Insurers are continuing to develop their use of algorithmic underwriting to assist with their processes.
In this article, we take a look at updates within the space.
In December 2023, UK insurer Hiscox announced that it had collaborated with Google Cloud to create a new artificial intelligence (AI) model which automates the core underwriting process.
The model combines Hiscox’s AI Laboratories (Hailo) platform with generative AI technology from Google Cloud (Google Cloud’s BigQuery and Vertex AI platform) to automate the underwriting process from initial submission stage, extracting data and insights from emails, to analysis and quote stage. This process is usually completed manually and is said to take up to three days in some instances. The AI model is reported to reduce this to just three minutes.
Whilst AI has been used before in the insurance sector, its involvement in the negotiation process for specialist commercial insurance contracts is a new development. In this instance, AI will be tasked with digesting the data and the draft contract provided by the broker. Hiscox’s own system will then step in to determine if the risk falls within its scope. The AI tool will then draft the response to the broker, with a summary of what is agreed.
What does this mean for human underwriters?
When the new model is rolled out, the human underwriter will no longer be responsible for the three-day workload between submission to quote. Rather, they will review the summary created by AI before sending.
Hiscox’s Kate Markham, CEO of the London Market division addressed concerns by reporting that:
“human insight is and will always be a crucial part of the specialist underwriting process” and that “[Hiscox] don’t want to remove the human in the chain at the moment…we want to keep the underwriter so they can confirm that the models are behaving.”

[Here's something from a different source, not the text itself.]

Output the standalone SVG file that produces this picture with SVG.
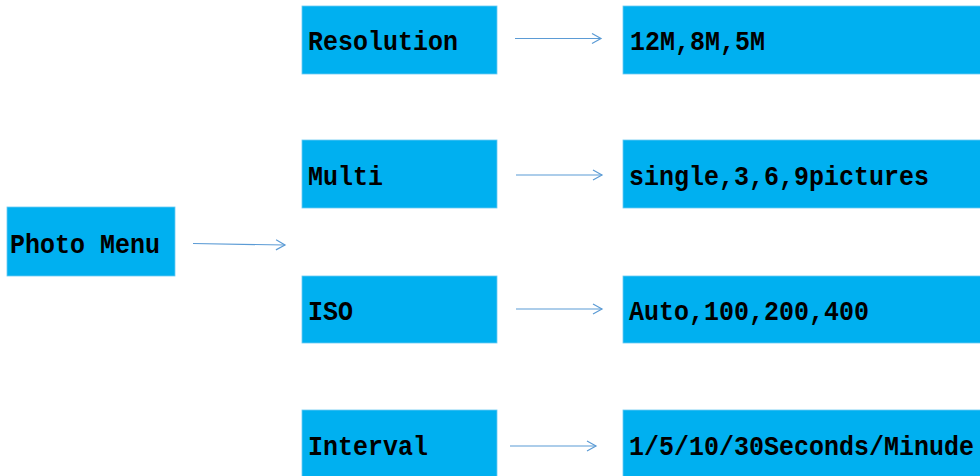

Markham also clarified that the intention was to “be able to serve our customers even more effectively and efficiently” by removing manual, time consuming tasks from underwriters, freeing them up for other tasks such as sales, travel and underwriting more complex risks not yet appropriate for AI. Markham also confirmed that hiring and growth would continue.
The model is expected to go live later this year for the London market insurance industry. Whilst its trial was initially limited to sabotage and terrorism cover, Markham advised that Hiscox would be attempting to include the service amongst multiple lines of business and developing the programme further in future.

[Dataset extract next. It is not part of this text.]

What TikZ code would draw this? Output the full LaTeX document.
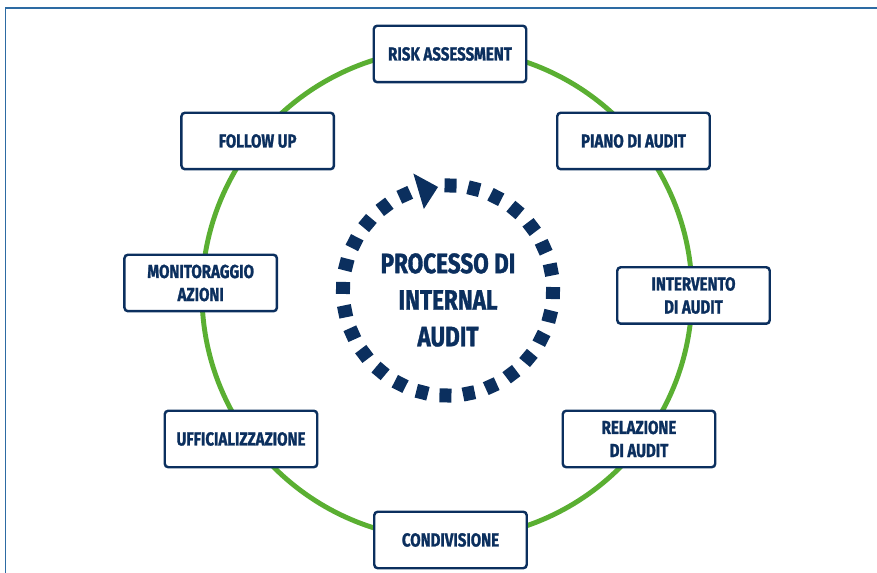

In a similar development, Atrium is partnering with InsurX, an independent digital insurance exchange, to provide algorithmic follow capacity for syndicates behind Atrium’s Direct and Facultative lines.
The collaboration will allow brokers, including MS, Cogent, Consilium, Gallagher and Miller to access follow capacity quickly and with ease.
The partnership follows others in the market using algorithmic follow capacity, such as Ki, a fully digital and algorithmically-driven syndicate.
Simon Clegg, Head of Property at Atrium said that InsurX’s Exchange provided:
“a powerful way to deliver relevant capacity solutions for our clients and brokers by partnering with follow capacity providers.”